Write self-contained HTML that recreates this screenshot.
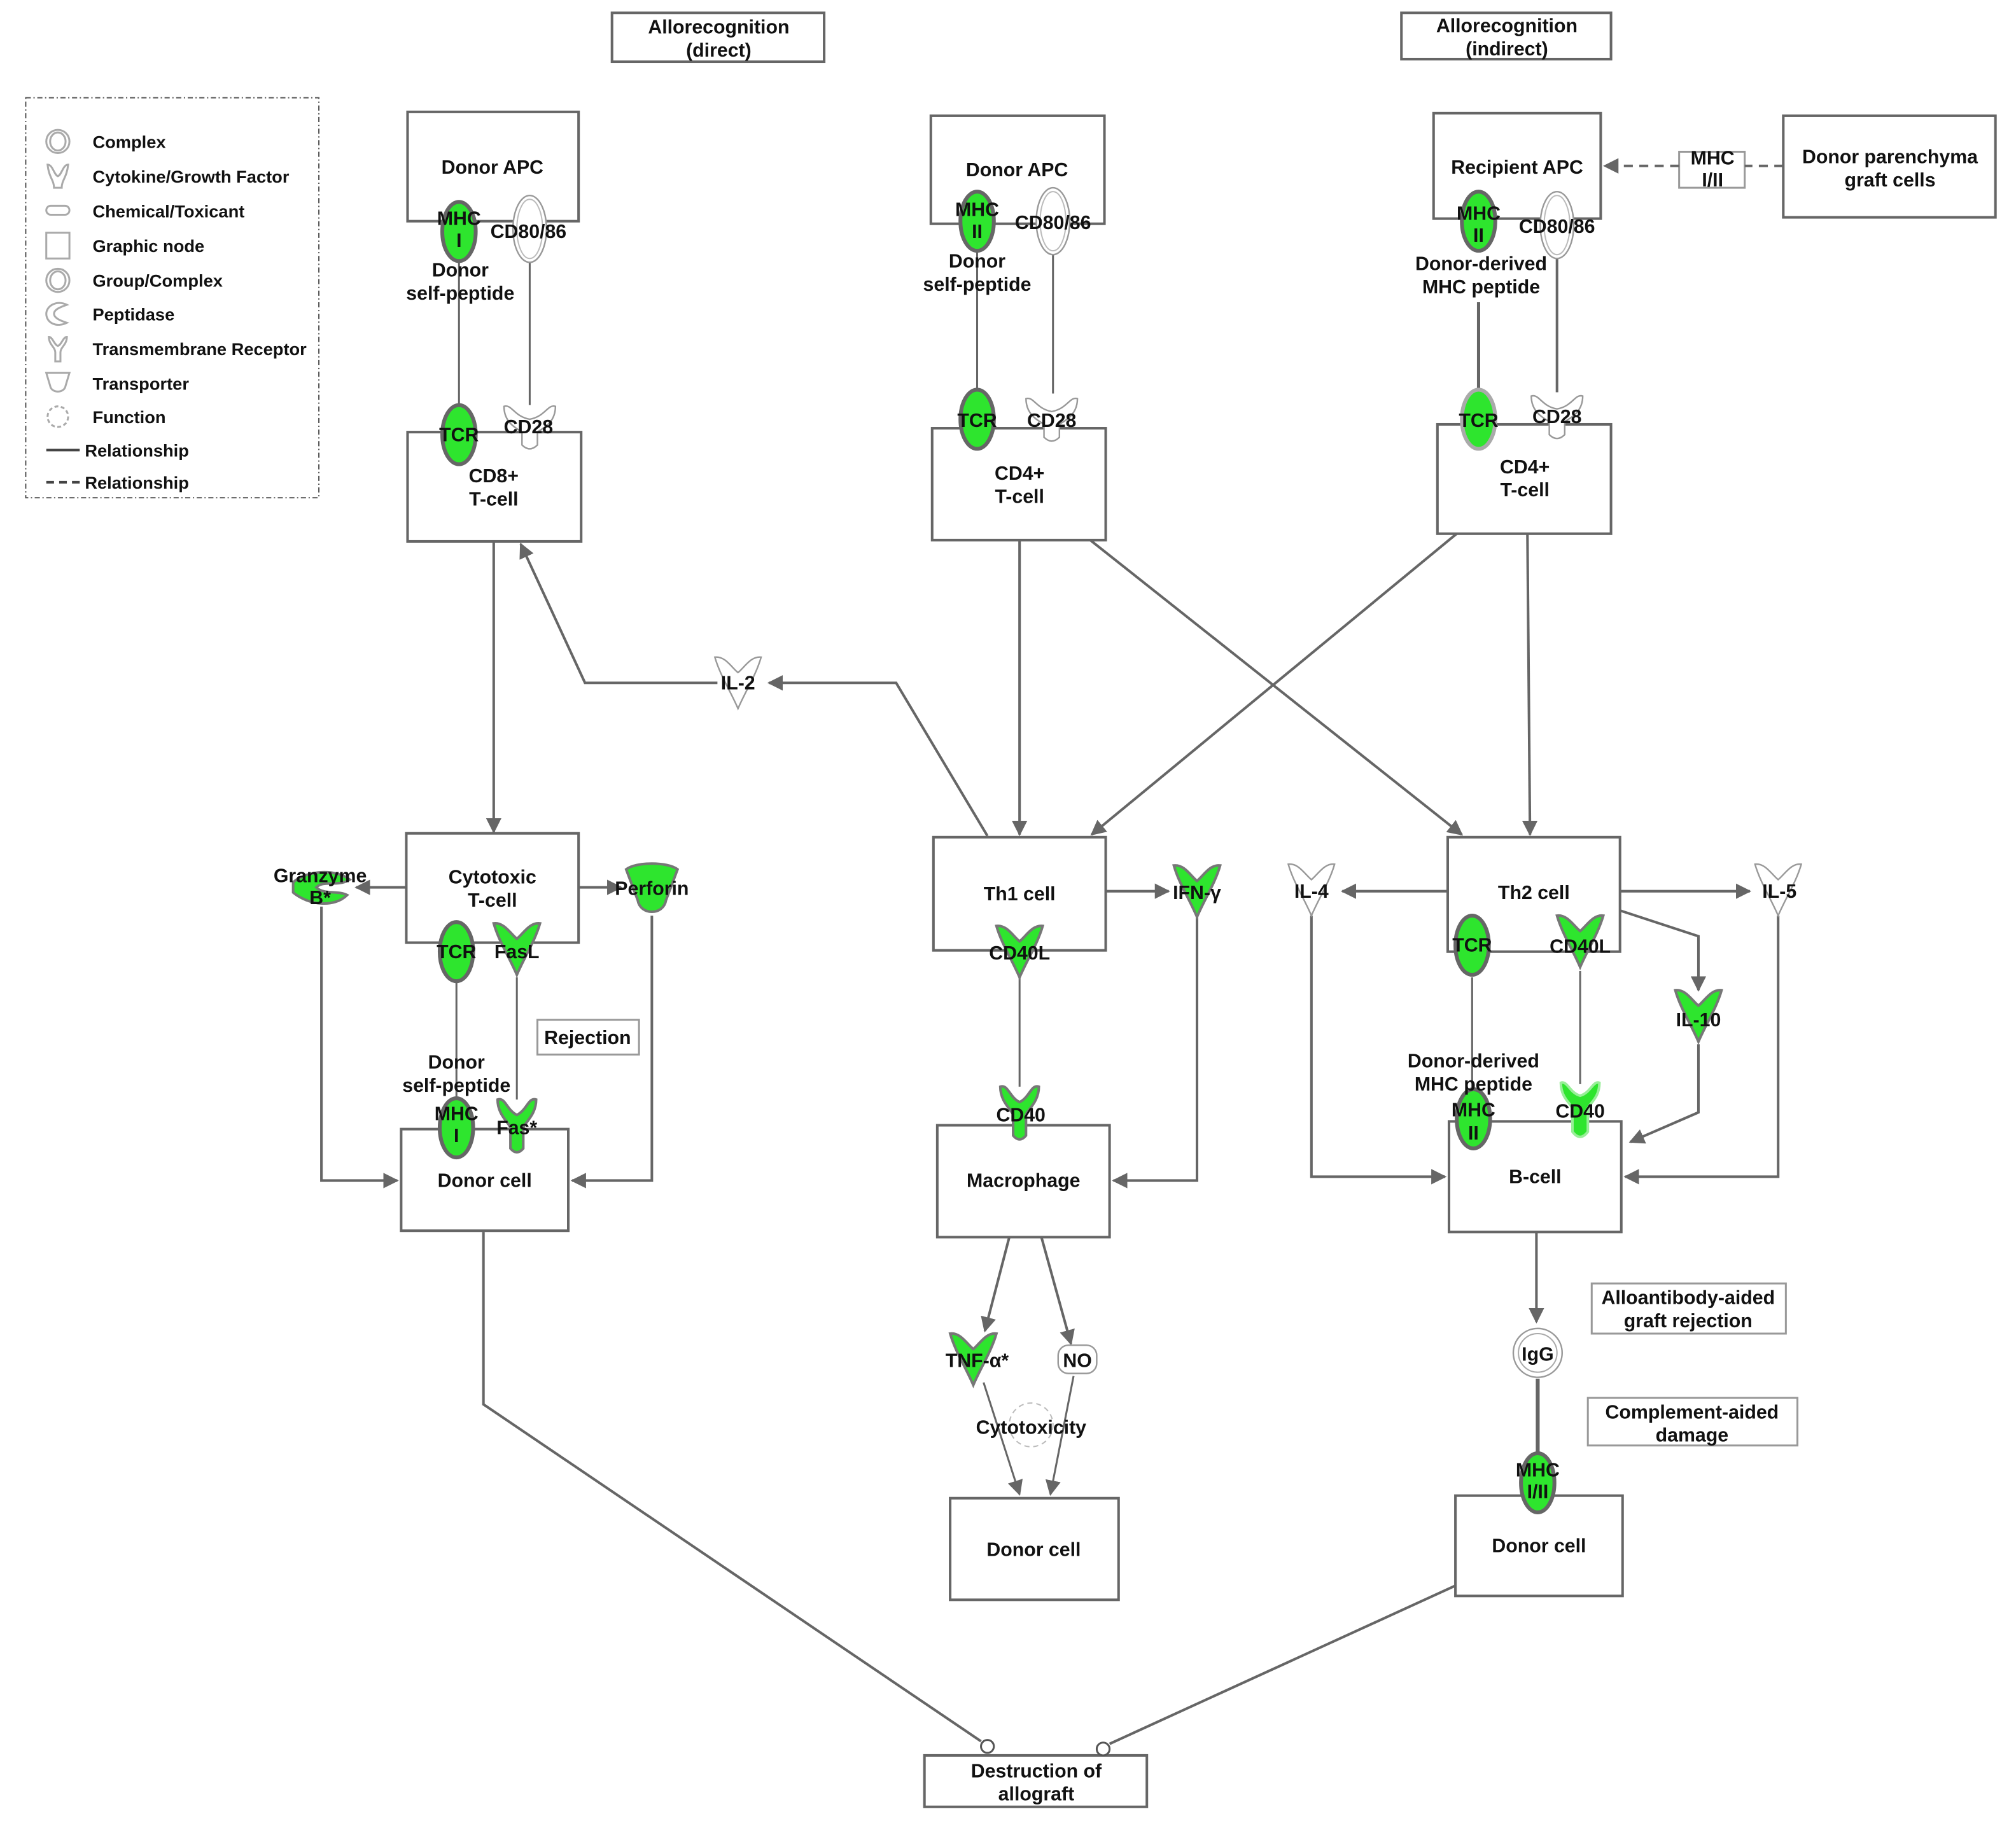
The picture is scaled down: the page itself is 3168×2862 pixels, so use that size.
<!DOCTYPE html>
<html><head><meta charset="utf-8"><style>
html,body{margin:0;padding:0;background:#fff;}
svg{display:block;}
text{font-family:"Liberation Sans",Arial,sans-serif;font-weight:bold;font-size:15px;fill:#111;text-anchor:middle;}
.lg{text-anchor:start;font-size:13.5px;}
</style></head><body>
<svg width="3168" height="2862" viewBox="0 0 1568 1416" preserveAspectRatio="none" xmlns="http://www.w3.org/2000/svg">
<defs>
<marker id="a" viewBox="0 0 10 10" refX="9" refY="5" markerWidth="12" markerHeight="12" markerUnits="userSpaceOnUse" orient="auto"><path d="M0,0 L10,5 L0,10 Z" fill="#666"/></marker>
<g id="ell"><ellipse rx="13" ry="23" fill="#2ee52e" stroke="#666" stroke-width="3"/></g>
<g id="cy"><path d="M-18,-20 C-10,-21 -5,-12 0,-8 C5,-12 10,-21 18,-20 C14,-6 6,6 0,20 C-6,6 -14,-6 -18,-20 Z" fill="#2ee52e" stroke="#777" stroke-width="2"/></g>
<g id="cyw"><path d="M-18,-20 C-10,-21 -5,-12 0,-8 C5,-12 10,-21 18,-20 C14,-6 6,6 0,20 C-6,6 -14,-6 -18,-20 Z" fill="#fff" stroke="#999" stroke-width="1.2"/></g>
<g id="rc"><path d="M-15,-20 C-15,-8 -6,-2 -5,2 L-5,18 Q0,24 5,18 L5,2 C6,-2 15,-8 15,-20 C9,-22 8,-12 0,-8 C-8,-12 -9,-22 -15,-20 Z" fill="#2ee52e" stroke="#777" stroke-width="2"/></g>
<g id="cd28"><path d="M-20,-12 C-20,2 -8,6 -6,8 L-6,18 Q0,24 6,18 L6,8 C8,6 20,2 20,-12 C14,-14 12,-4 0,-2 C-12,-4 -14,-14 -20,-12 Z" fill="#fff" stroke="#999" stroke-width="1.2"/></g>
<g id="cd80"><ellipse rx="13" ry="26" fill="#fff" stroke="#999" stroke-width="1.2"/><ellipse rx="10" ry="23" fill="none" stroke="#bbb" stroke-width="1"/></g>
</defs>
<g fill="none" stroke="#666" stroke-width="2">
<rect x="476" y="10" width="165" height="38"/>
<rect x="1090" y="10" width="163" height="36"/>
<rect x="317" y="87" width="133" height="85"/>
<rect x="317" y="336" width="135" height="85"/>
<rect x="724" y="90" width="135" height="84"/>
<rect x="725" y="333" width="135" height="87"/>
<rect x="1115" y="88" width="130" height="82"/>
<rect x="1118" y="330" width="135" height="85"/>
<rect x="1387" y="90" width="165" height="79"/>
<rect x="316" y="648" width="134" height="85"/>
<rect x="312" y="878" width="130" height="79"/>
<rect x="726" y="651" width="134" height="88"/>
<rect x="729" y="875" width="134" height="87"/>
<rect x="739" y="1165" width="131" height="79"/>
<rect x="1126" y="651" width="134" height="89"/>
<rect x="1127" y="872" width="134" height="86"/>
<rect x="1132" y="1163" width="130" height="78"/>
<rect x="719" y="1365" width="173" height="40"/>
</g>
<g fill="none" stroke="#999" stroke-width="1.5">
<rect x="418" y="793" width="79" height="27"/>
<rect x="1238" y="998" width="151" height="39"/>
<rect x="1235" y="1087" width="163" height="37"/>
<rect x="1306" y="118" width="51" height="28"/>
</g>
<rect x="20" y="76" width="228" height="311" fill="none" stroke="#555" stroke-width="1" stroke-dasharray="4,2,1,2"/>
<!-- legend icons -->
<g fill="none" stroke="#aaa" stroke-width="1.5">
<ellipse cx="45" cy="110" rx="9" ry="9"/><ellipse cx="45" cy="110" rx="6" ry="7"/>
<path d="M37,128 C38,138 42,140 42,146 L48,146 C48,140 52,138 53,128 C49,128 48,136 45,137 C42,136 41,128 37,128 Z"/>
<rect x="36" y="160" width="18" height="7" rx="3.5"/>
<rect x="36" y="181" width="18" height="20"/>
<ellipse cx="45" cy="218" rx="9" ry="9"/><ellipse cx="45" cy="218" rx="6" ry="7"/>
<path d="M52,237 C44,233 36,238 36,244 C36,251 44,255 52,251 C46,249 42,247 42,244 C42,241 46,239 52,237 Z"/>
<path d="M38,262 C38,268 43,270 43,274 L43,281 L47,281 L47,274 C47,270 52,268 52,262 C49,262 48,268 45,269 C42,268 41,262 38,262 Z"/>
<path d="M36,290 L54,290 L51,300 C50,306 40,306 39,300 Z"/>
<circle cx="45" cy="324" r="8" stroke-dasharray="3,2"/>
</g>
<line x1="36" y1="350" x2="62" y2="350" stroke="#444" stroke-width="2"/>
<line x1="36" y1="375" x2="62" y2="375" stroke="#444" stroke-width="2" stroke-dasharray="6,4"/>
<g>
<text class="lg" x="72" y="115">Complex</text>
<text class="lg" x="72" y="142">Cytokine/Growth Factor</text>
<text class="lg" x="72" y="169">Chemical/Toxicant</text>
<text class="lg" x="72" y="196">Graphic node</text>
<text class="lg" x="72" y="223">Group/Complex</text>
<text class="lg" x="72" y="249">Peptidase</text>
<text class="lg" x="72" y="276">Transmembrane Receptor</text>
<text class="lg" x="72" y="303">Transporter</text>
<text class="lg" x="72" y="329">Function</text>
<text class="lg" x="66" y="355">Relationship</text>
<text class="lg" x="66" y="380">Relationship</text>
</g>
<!-- connectors -->
<g fill="none" stroke="#666" stroke-width="2">
<line x1="357" y1="200" x2="357" y2="316" stroke-width="1.5"/>
<line x1="412" y1="203" x2="412" y2="315" stroke-width="1.5"/>
<line x1="760" y1="195" x2="760" y2="302" stroke-width="1.5"/>
<line x1="819" y1="197" x2="819" y2="306" stroke-width="1.5"/>
<line x1="1150" y1="235" x2="1150" y2="304" stroke-width="2.5"/>
<line x1="1211" y1="200" x2="1211" y2="305" stroke-width="2"/>
<line x1="1387" y1="129" x2="1357" y2="129" stroke-dasharray="7,5"/>
<line x1="1306" y1="129" x2="1248" y2="129" stroke-dasharray="7,5" marker-end="url(#a)"/>
<line x1="384" y1="421" x2="384" y2="647" marker-end="url(#a)"/>
<polyline points="768,650 697,531 598,531" marker-end="url(#a)"/>
<polyline points="558,531 455,531 405,423" marker-end="url(#a)"/>
<line x1="793" y1="420" x2="793" y2="649" marker-end="url(#a)"/>
<line x1="848" y1="420" x2="1137" y2="649" marker-end="url(#a)"/>
<line x1="1133" y1="415" x2="849" y2="649" marker-end="url(#a)"/>
<line x1="1188" y1="415" x2="1190" y2="649" marker-end="url(#a)"/>
<line x1="316" y1="690" x2="277" y2="690" marker-end="url(#a)"/>
<line x1="450" y1="690" x2="483" y2="690" marker-end="url(#a)"/>
<line x1="355" y1="763" x2="355" y2="855" stroke-width="1.5"/>
<line x1="402" y1="760" x2="402" y2="855" stroke-width="1.5"/>
<polyline points="250,705 250,918 309,918" marker-end="url(#a)"/>
<polyline points="507,712 507,918 445,918" marker-end="url(#a)"/>
<line x1="860" y1="693" x2="909" y2="693" marker-end="url(#a)"/>
<polyline points="931,713 931,918 866,918" marker-end="url(#a)"/>
<line x1="793" y1="760" x2="793" y2="845" stroke-width="1.5"/>
<line x1="785" y1="962" x2="766" y2="1035" marker-end="url(#a)"/>
<line x1="810" y1="962" x2="833" y2="1045" marker-end="url(#a)"/>
<line x1="765" y1="1075" x2="793" y2="1162" stroke-width="1.5" marker-end="url(#a)"/>
<line x1="835" y1="1070" x2="817" y2="1162" stroke-width="1.5" marker-end="url(#a)"/>
<line x1="1126" y1="693" x2="1044" y2="693" marker-end="url(#a)"/>
<line x1="1260" y1="693" x2="1361" y2="693" marker-end="url(#a)"/>
<polyline points="1260,708 1321,728 1321,770" marker-end="url(#a)"/>
<polyline points="1321,812 1321,865 1268,888" marker-end="url(#a)"/>
<polyline points="1383,712 1383,915 1264,915" marker-end="url(#a)"/>
<polyline points="1020,712 1020,915 1124,915" marker-end="url(#a)"/>
<line x1="1145" y1="760" x2="1145" y2="855" stroke-width="1.5"/>
<line x1="1229" y1="755" x2="1229" y2="843" stroke-width="1.5"/>
<line x1="1195" y1="958" x2="1195" y2="1028" marker-end="url(#a)"/>
<line x1="1196" y1="1072" x2="1196" y2="1135" stroke-width="3"/>
<polyline points="376,958 376,1092 763,1354"/>
<line x1="1132" y1="1233" x2="863" y2="1356"/>
</g>
<circle cx="768" cy="1358" r="5" fill="#fff" stroke="#555" stroke-width="1.5"/>
<circle cx="858" cy="1360" r="5" fill="#fff" stroke="#555" stroke-width="1.5"/>
<!-- molecules -->
<use href="#ell" x="357" y="180"/>
<use href="#cd80" x="412" y="178"/>
<use href="#ell" x="357" y="338"/>
<use href="#cd28" x="412" y="328"/>
<use href="#ell" x="760" y="172"/>
<use href="#cd80" x="819" y="172"/>
<use href="#ell" x="760" y="326"/>
<use href="#cd28" x="818" y="322"/>
<use href="#ell" x="1150" y="172"/>
<use href="#cd80" x="1211" y="175"/>
<ellipse cx="1150" cy="326" rx="13" ry="23" fill="#2ee52e" stroke="#aaa" stroke-width="3"/>
<use href="#cd28" x="1211" y="320"/>
<use href="#cyw" x="574" y="531"/>
<path d="M228,686 C240,676 262,676 272,684 C262,690 252,684 246,690 C252,696 262,692 270,696 C260,706 240,704 228,694 Z" fill="#2ee52e" stroke="#777" stroke-width="2"/>
<path d="M487,676 C495,670 519,670 527,676 L518,700 C516,712 498,712 496,700 Z" fill="#2ee52e" stroke="#777" stroke-width="2"/>
<use href="#ell" x="355" y="740"/>
<use href="#cy" x="402" y="738"/>
<use href="#ell" x="355" y="877"/>
<use href="#rc" x="402" y="875"/>
<use href="#cy" x="931" y="693"/>
<use href="#cy" x="793" y="740"/>
<use href="#rc" x="793" y="865"/>
<use href="#cy" x="757" y="1057"/>
<rect x="823" y="1046" width="30" height="22" rx="8" fill="#fff" stroke="#999" stroke-width="1.2"/>
<circle cx="802" cy="1108" r="17" fill="none" stroke="#bbb" stroke-width="1" stroke-dasharray="4,3"/>
<use href="#cyw" x="1020" y="692"/>
<use href="#cyw" x="1383" y="692"/>
<use href="#cy" x="1321" y="790"/>
<use href="#ell" x="1145" y="735"/>
<use href="#cy" x="1229" y="732"/>
<use href="#ell" x="1146" y="870"/>
<path d="M1214,842 C1214,854 1222,858 1223,862 L1223,880 Q1229,888 1235,880 L1235,862 C1236,858 1244,854 1244,842 C1239,840 1237,850 1229,852 C1221,850 1219,840 1214,842 Z" fill="#2ee52e" stroke="#9e9" stroke-width="2"/>
<circle cx="1196" cy="1052" r="19" fill="#fff" stroke="#999" stroke-width="1.2"/>
<circle cx="1196" cy="1052" r="15" fill="none" stroke="#aaa" stroke-width="1"/>
<use href="#ell" x="1196" y="1153"/>
<!-- labels -->
<text x="559" y="26">Allorecognition</text><text x="559" y="44">(direct)</text>
<text x="1172" y="25">Allorecognition</text><text x="1172" y="43">(indirect)</text>
<text x="383" y="135" font-size="16">Donor APC</text>
<text x="357" y="175">MHC</text><text x="357" y="192">I</text>
<text x="411" y="185">CD80/86</text>
<text x="358" y="215">Donor</text><text x="358" y="233">self-peptide</text>
<text x="357" y="343">TCR</text><text x="411" y="337">CD28</text>
<text x="384" y="375">CD8+</text><text x="384" y="393">T-cell</text>
<text x="791" y="137">Donor APC</text>
<text x="760" y="168">MHC</text><text x="760" y="185">II</text>
<text x="819" y="178">CD80/86</text>
<text x="760" y="208">Donor</text><text x="760" y="226">self-peptide</text>
<text x="760" y="332">TCR</text><text x="818" y="332">CD28</text>
<text x="793" y="373">CD4+</text><text x="793" y="391">T-cell</text>
<text x="1180" y="135">Recipient APC</text>
<text x="1150" y="171">MHC</text><text x="1150" y="188">II</text>
<text x="1211" y="181">CD80/86</text>
<text x="1152" y="210">Donor-derived</text><text x="1152" y="228">MHC peptide</text>
<text x="1150" y="332">TCR</text><text x="1211" y="329">CD28</text>
<text x="1186" y="368">CD4+</text><text x="1186" y="386">T-cell</text>
<text x="1332" y="128">MHC</text><text x="1332" y="145">I/II</text>
<text x="1470" y="127">Donor parenchyma</text><text x="1470" y="145">graft cells</text>
<text x="574" y="536">IL-2</text>
<text x="383" y="687">Cytotoxic</text><text x="383" y="705">T-cell</text>
<text x="249" y="686">Granzyme</text><text x="249" y="703">B*</text>
<text x="507" y="696">Perforin</text>
<text x="355" y="745">TCR</text><text x="402" y="745">FasL</text>
<text x="457" y="812">Rejection</text>
<text x="355" y="831">Donor</text><text x="355" y="849">self-peptide</text>
<text x="355" y="871">MHC</text><text x="355" y="888">I</text>
<text x="402" y="882">Fas*</text>
<text x="377" y="923">Donor cell</text>
<text x="793" y="700">Th1 cell</text>
<text x="931" y="699">IFN-γ</text>
<text x="793" y="746">CD40L</text>
<text x="794" y="872">CD40</text>
<text x="796" y="923">Macrophage</text>
<text x="760" y="1063">TNF-α*</text>
<text x="838" y="1063">NO</text>
<text x="802" y="1115">Cytotoxicity</text>
<text x="804" y="1210">Donor cell</text>
<text x="1020" y="698">IL-4</text>
<text x="1193" y="699">Th2 cell</text>
<text x="1384" y="698">IL-5</text>
<text x="1145" y="740">TCR</text><text x="1229" y="741">CD40L</text>
<text x="1321" y="798">IL-10</text>
<text x="1146" y="830">Donor-derived</text><text x="1146" y="848">MHC peptide</text>
<text x="1146" y="868">MHC</text><text x="1146" y="886">II</text>
<text x="1229" y="869">CD40</text>
<text x="1194" y="920">B-cell</text>
<text x="1313" y="1014">Alloantibody-aided</text><text x="1313" y="1032">graft rejection</text>
<text x="1196" y="1058">IgG</text>
<text x="1316" y="1103">Complement-aided</text><text x="1316" y="1121">damage</text>
<text x="1196" y="1148">MHC</text><text x="1196" y="1165">I/II</text>
<text x="1197" y="1207">Donor cell</text>
<text x="806" y="1382">Destruction of</text><text x="806" y="1400">allograft</text>
</svg>
</body></html>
________
Copy out each line of the data where the string "size" appears.

The picture is scaled down: the page itself is 3168×2862 pixels, so use that size.
text{font-family:"Liberation Sans",Arial,sans-serif;font-weight:bold;font-size:15px;fill:#111;text-anchor:middle;}
.lg{text-anchor:start;font-size:13.5px;}
<text x="383" y="135" font-size="16">Donor APC</text>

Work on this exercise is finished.